Task directions: Without the images, write out the whole listing exactly.

Supplied data:
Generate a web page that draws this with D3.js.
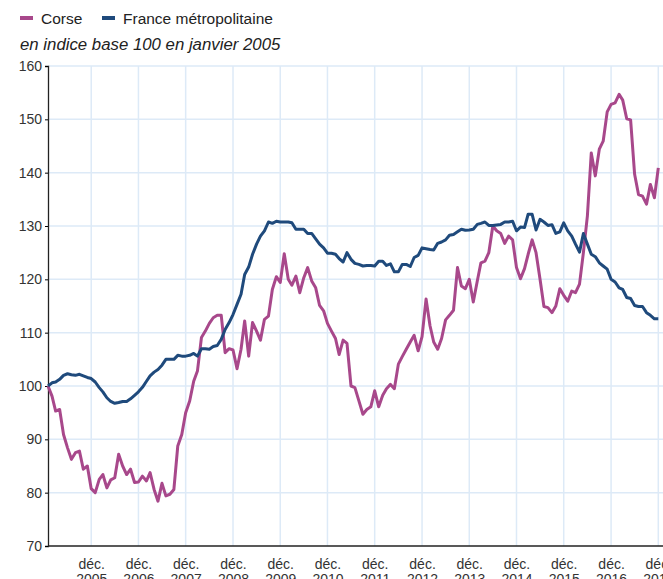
<!DOCTYPE html>
<html>
<head>
<meta charset="utf-8">
<script src="https://cdn.jsdelivr.net/npm/d3@7"></script>
<style>
  body { margin: 0; overflow: hidden; background: #fff; }
  text { font-family: "Liberation Sans", Arial, sans-serif; fill: #222; }
</style>
</head>
<body>
<div id="chart"></div>
<script>
// indices mensuels, janvier 2005 = 100
var corse = [100,98.1,95.3,95.6,90.9,88.4,86.25,87.5,87.8,84.4,85.0,80.75,
  80.0,82.5,83.4,80.9,82.4,82.8,87.2,85.0,83.4,84.4,81.9,82.0,
  83.1,82.2,83.75,80.6,78.4,81.75,79.4,79.7,80.6,88.75,90.9,95.0,
  97.2,100.9,102.8,109.1,110.3,111.75,112.8,113.25,113.25,106.25,107.0,106.75,
  103.25,106.9,112.2,105.6,111.9,110.3,108.6,112.5,113.1,118.1,120.5,119.4,
  124.8,120.0,118.9,120.6,117.5,120.3,122.2,119.7,118.4,115.1,114.1,111.75,
  110.3,108.9,105.9,108.6,108.0,100.0,99.7,97.2,94.7,95.6,96.1,99.1,
  96.1,98.25,99.5,100.3,99.5,104.1,105.5,106.9,108.25,109.5,106.6,109.25,
  116.3,111.25,108.25,106.9,108.9,112.4,113.25,114.2,122.2,118.75,118.25,120.0,
  115.75,119.7,123.1,123.4,125.0,130.0,129.1,128.6,126.75,128.1,127.4,122.2,
  120.1,122.0,124.7,127.4,125.0,120.0,114.9,114.7,113.75,115.0,118.25,117.0,
  115.9,117.8,117.5,119.1,125.0,131.9,143.7,139.4,144.4,145.9,151.4,152.8,
  153.1,154.7,153.6,150.1,149.9,139.7,135.9,135.6,134.1,137.8,135.3,140.9];

var france = [100,100.6,100.75,101.25,102.0,102.3,102.1,102.0,102.2,101.9,101.6,101.4,
  100.75,99.7,98.9,97.8,97.1,96.75,96.9,97.1,97.1,97.6,98.25,98.9,
  99.75,100.9,101.9,102.6,103.1,103.9,105.0,105.0,105.0,105.75,105.6,105.6,
  105.75,106.1,105.6,107.0,107.0,106.9,107.4,107.6,108.75,110.6,111.9,113.4,
  115.3,117.2,120.9,122.3,124.7,126.6,128.1,129.1,130.75,130.5,130.9,130.75,
  130.75,130.75,130.6,129.4,129.4,129.4,128.6,128.6,127.6,126.6,125.9,124.9,
  124.9,124.7,123.9,123.25,125.0,123.75,123.0,122.8,122.5,122.6,122.6,122.5,
  123.4,123.4,122.6,122.9,121.4,121.4,122.8,122.8,122.4,124.1,124.5,125.9,
  125.75,125.6,125.5,126.75,127.0,127.4,128.25,128.4,128.9,129.4,129.2,129.25,
  129.4,130.3,130.5,130.75,130.1,130.1,130.2,130.3,130.75,130.75,130.9,129.1,
  129.8,129.7,132.2,132.2,129.25,131.25,130.75,130.1,130.25,128.6,128.9,130.6,
  129.1,128.1,126.6,125.1,128.6,126.6,124.7,124.25,123.1,122.5,121.9,120.0,
  119.5,118.4,118.1,116.6,116.4,115.1,114.9,114.9,113.75,113.25,112.6,112.6];

var tickYears = [2005,2006,2007,2008,2009,2010,2011,2012,2013,2014,2015,2016,2017];
var yTicks = [70,80,90,100,110,120,130,140,150,160];

var seriesNames = ["Corse", "France métropolitaine"];
var colors = ["#a8488b", "#1f4a7c"];

var width = 700, height = 579;
var margin = {left: 48, top: 66, bottom: 33};

var months = d3.timeMonth.range(new Date(2005, 0, 1), new Date(2018, 0, 1));

var x = d3.scaleTime()
    .domain([months[0], months[months.length - 1]])
    .range([margin.left, 658.3]);
var y = d3.scaleLinear()
    .domain([70, 160])
    .range([height - margin.bottom, margin.top]);

var svg = d3.select("#chart").append("svg")
    .attr("width", width)
    .attr("height", height);

// grille
var grid = svg.append("g");
grid.selectAll("line.h")
    .data(yTicks.slice(1))
    .enter().append("line")
    .attr("x1", margin.left).attr("x2", width)
    .attr("y1", d => y(d)).attr("y2", d => y(d))
    .attr("stroke", "#ddeaf7").attr("stroke-width", 1.5);
grid.selectAll("line.v")
    .data(tickYears)
    .enter().append("line")
    .attr("x1", d => x(new Date(d, 11, 1))).attr("x2", d => x(new Date(d, 11, 1)))
    .attr("y1", margin.top).attr("y2", height - margin.bottom)
    .attr("stroke", "#ddeaf7").attr("stroke-width", 1.5);

// axe Y
var yAxis = svg.append("g")
    .attr("transform", "translate(" + margin.left + ",0)")
    .call(d3.axisLeft(y).tickValues(yTicks).tickSize(3).tickPadding(3));
yAxis.select(".domain").attr("stroke", "#222").attr("stroke-width", 1.3);
yAxis.selectAll("text").attr("font-size", 14).style("fill", "#333");

// axe X
var xAxis = svg.append("g")
    .attr("transform", "translate(0," + y(70) + ")")
    .call(d3.axisBottom(x).tickValues(tickYears.map(d => new Date(d, 11, 1))).tickSize(0).tickFormat(""));
xAxis.select(".domain").attr("stroke", "#222").attr("stroke-width", 1.3)
    .attr("d", "M" + margin.left + ",0H" + width);
var lbl = xAxis.selectAll(".tick").append("text")
    .attr("text-anchor", "middle")
    .attr("font-size", 14)
    .style("fill", "#333");
lbl.append("tspan").attr("x", 0).attr("y", 23).text("déc.");
lbl.append("tspan").attr("x", 0).attr("y", 38).text((d, i) => tickYears[i]);

// courbes
var line = d3.line()
    .x((d, i) => x(months[i]))
    .y(d => y(d));

[corse, france].forEach(function (s, k) {
    svg.append("path")
        .datum(s)
        .attr("fill", "none")
        .attr("stroke", colors[k])
        .attr("stroke-width", 3)
        .attr("stroke-linejoin", "round")
        .attr("d", line);
});

// légende
var legX = [20, 102];
var leg = svg.selectAll("g.leg")
    .data(seriesNames)
    .enter().append("g")
    .attr("transform", (d, i) => "translate(" + legX[i] + ",18)");
leg.append("rect")
    .attr("x", 0).attr("y", -2).attr("width", 13).attr("height", 4)
    .attr("fill", (d, i) => colors[i]);
leg.append("text")
    .attr("x", 21).attr("y", 5.5)
    .attr("font-size", 15.5)
    .text(d => d);

svg.append("text")
    .attr("x", 20).attr("y", 50)
    .attr("font-size", 16.8)
    .attr("font-style", "italic")
    .text("en indice base 100 en janvier 2005");
</script>
</body>
</html>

Task output:
Generate a web page that draws this with D3.js.
<!DOCTYPE html>
<html>
<head>
<meta charset="utf-8">
<script src="https://cdn.jsdelivr.net/npm/d3@7"></script>
<style>
  body { margin: 0; overflow: hidden; background: #fff; }
  text { font-family: "Liberation Sans", Arial, sans-serif; fill: #222; }
</style>
</head>
<body>
<div id="chart"></div>
<script>
// indices mensuels, janvier 2005 = 100
var corse = [100,98.1,95.3,95.6,90.9,88.4,86.25,87.5,87.8,84.4,85.0,80.75,
  80.0,82.5,83.4,80.9,82.4,82.8,87.2,85.0,83.4,84.4,81.9,82.0,
  83.1,82.2,83.75,80.6,78.4,81.75,79.4,79.7,80.6,88.75,90.9,95.0,
  97.2,100.9,102.8,109.1,110.3,111.75,112.8,113.25,113.25,106.25,107.0,106.75,
  103.25,106.9,112.2,105.6,111.9,110.3,108.6,112.5,113.1,118.1,120.5,119.4,
  124.8,120.0,118.9,120.6,117.5,120.3,122.2,119.7,118.4,115.1,114.1,111.75,
  110.3,108.9,105.9,108.6,108.0,100.0,99.7,97.2,94.7,95.6,96.1,99.1,
  96.1,98.25,99.5,100.3,99.5,104.1,105.5,106.9,108.25,109.5,106.6,109.25,
  116.3,111.25,108.25,106.9,108.9,112.4,113.25,114.2,122.2,118.75,118.25,120.0,
  115.75,119.7,123.1,123.4,125.0,130.0,129.1,128.6,126.75,128.1,127.4,122.2,
  120.1,122.0,124.7,127.4,125.0,120.0,114.9,114.7,113.75,115.0,118.25,117.0,
  115.9,117.8,117.5,119.1,125.0,131.9,143.7,139.4,144.4,145.9,151.4,152.8,
  153.1,154.7,153.6,150.1,149.9,139.7,135.9,135.6,134.1,137.8,135.3,140.9];

var france = [100,100.6,100.75,101.25,102.0,102.3,102.1,102.0,102.2,101.9,101.6,101.4,
  100.75,99.7,98.9,97.8,97.1,96.75,96.9,97.1,97.1,97.6,98.25,98.9,
  99.75,100.9,101.9,102.6,103.1,103.9,105.0,105.0,105.0,105.75,105.6,105.6,
  105.75,106.1,105.6,107.0,107.0,106.9,107.4,107.6,108.75,110.6,111.9,113.4,
  115.3,117.2,120.9,122.3,124.7,126.6,128.1,129.1,130.75,130.5,130.9,130.75,
  130.75,130.75,130.6,129.4,129.4,129.4,128.6,128.6,127.6,126.6,125.9,124.9,
  124.9,124.7,123.9,123.25,125.0,123.75,123.0,122.8,122.5,122.6,122.6,122.5,
  123.4,123.4,122.6,122.9,121.4,121.4,122.8,122.8,122.4,124.1,124.5,125.9,
  125.75,125.6,125.5,126.75,127.0,127.4,128.25,128.4,128.9,129.4,129.2,129.25,
  129.4,130.3,130.5,130.75,130.1,130.1,130.2,130.3,130.75,130.75,130.9,129.1,
  129.8,129.7,132.2,132.2,129.25,131.25,130.75,130.1,130.25,128.6,128.9,130.6,
  129.1,128.1,126.6,125.1,128.6,126.6,124.7,124.25,123.1,122.5,121.9,120.0,
  119.5,118.4,118.1,116.6,116.4,115.1,114.9,114.9,113.75,113.25,112.6,112.6];

var tickYears = [2005,2006,2007,2008,2009,2010,2011,2012,2013,2014,2015,2016,2017];
var yTicks = [70,80,90,100,110,120,130,140,150,160];

var seriesNames = ["Corse", "France métropolitaine"];
var colors = ["#a8488b", "#1f4a7c"];

var width = 700, height = 579;
var margin = {left: 48, top: 66, bottom: 33};

var months = d3.timeMonth.range(new Date(2005, 0, 1), new Date(2018, 0, 1));

var x = d3.scaleTime()
    .domain([months[0], months[months.length - 1]])
    .range([margin.left, 658.3]);
var y = d3.scaleLinear()
    .domain([70, 160])
    .range([height - margin.bottom, margin.top]);

var svg = d3.select("#chart").append("svg")
    .attr("width", width)
    .attr("height", height);

// grille
var grid = svg.append("g");
grid.selectAll("line.h")
    .data(yTicks.slice(1))
    .enter().append("line")
    .attr("x1", margin.left).attr("x2", width)
    .attr("y1", d => y(d)).attr("y2", d => y(d))
    .attr("stroke", "#ddeaf7").attr("stroke-width", 1.5);
grid.selectAll("line.v")
    .data(tickYears)
    .enter().append("line")
    .attr("x1", d => x(new Date(d, 11, 1))).attr("x2", d => x(new Date(d, 11, 1)))
    .attr("y1", margin.top).attr("y2", height - margin.bottom)
    .attr("stroke", "#ddeaf7").attr("stroke-width", 1.5);

// axe Y
var yAxis = svg.append("g")
    .attr("transform", "translate(" + margin.left + ",0)")
    .call(d3.axisLeft(y).tickValues(yTicks).tickSize(3).tickPadding(3));
yAxis.select(".domain").attr("stroke", "#222").attr("stroke-width", 1.3);
yAxis.selectAll("text").attr("font-size", 14).style("fill", "#333");

// axe X
var xAxis = svg.append("g")
    .attr("transform", "translate(0," + y(70) + ")")
    .call(d3.axisBottom(x).tickValues(tickYears.map(d => new Date(d, 11, 1))).tickSize(0).tickFormat(""));
xAxis.select(".domain").attr("stroke", "#222").attr("stroke-width", 1.3)
    .attr("d", "M" + margin.left + ",0H" + width);
var lbl = xAxis.selectAll(".tick").append("text")
    .attr("text-anchor", "middle")
    .attr("font-size", 14)
    .style("fill", "#333");
lbl.append("tspan").attr("x", 0).attr("y", 23).text("déc.");
lbl.append("tspan").attr("x", 0).attr("y", 38).text((d, i) => tickYears[i]);

// courbes
var line = d3.line()
    .x((d, i) => x(months[i]))
    .y(d => y(d));

[corse, france].forEach(function (s, k) {
    svg.append("path")
        .datum(s)
        .attr("fill", "none")
        .attr("stroke", colors[k])
        .attr("stroke-width", 3)
        .attr("stroke-linejoin", "round")
        .attr("d", line);
});

// légende
var legX = [20, 102];
var leg = svg.selectAll("g.leg")
    .data(seriesNames)
    .enter().append("g")
    .attr("transform", (d, i) => "translate(" + legX[i] + ",18)");
leg.append("rect")
    .attr("x", 0).attr("y", -2).attr("width", 13).attr("height", 4)
    .attr("fill", (d, i) => colors[i]);
leg.append("text")
    .attr("x", 21).attr("y", 5.5)
    .attr("font-size", 15.5)
    .text(d => d);

svg.append("text")
    .attr("x", 20).attr("y", 50)
    .attr("font-size", 16.8)
    .attr("font-style", "italic")
    .text("en indice base 100 en janvier 2005");
</script>
</body>
</html>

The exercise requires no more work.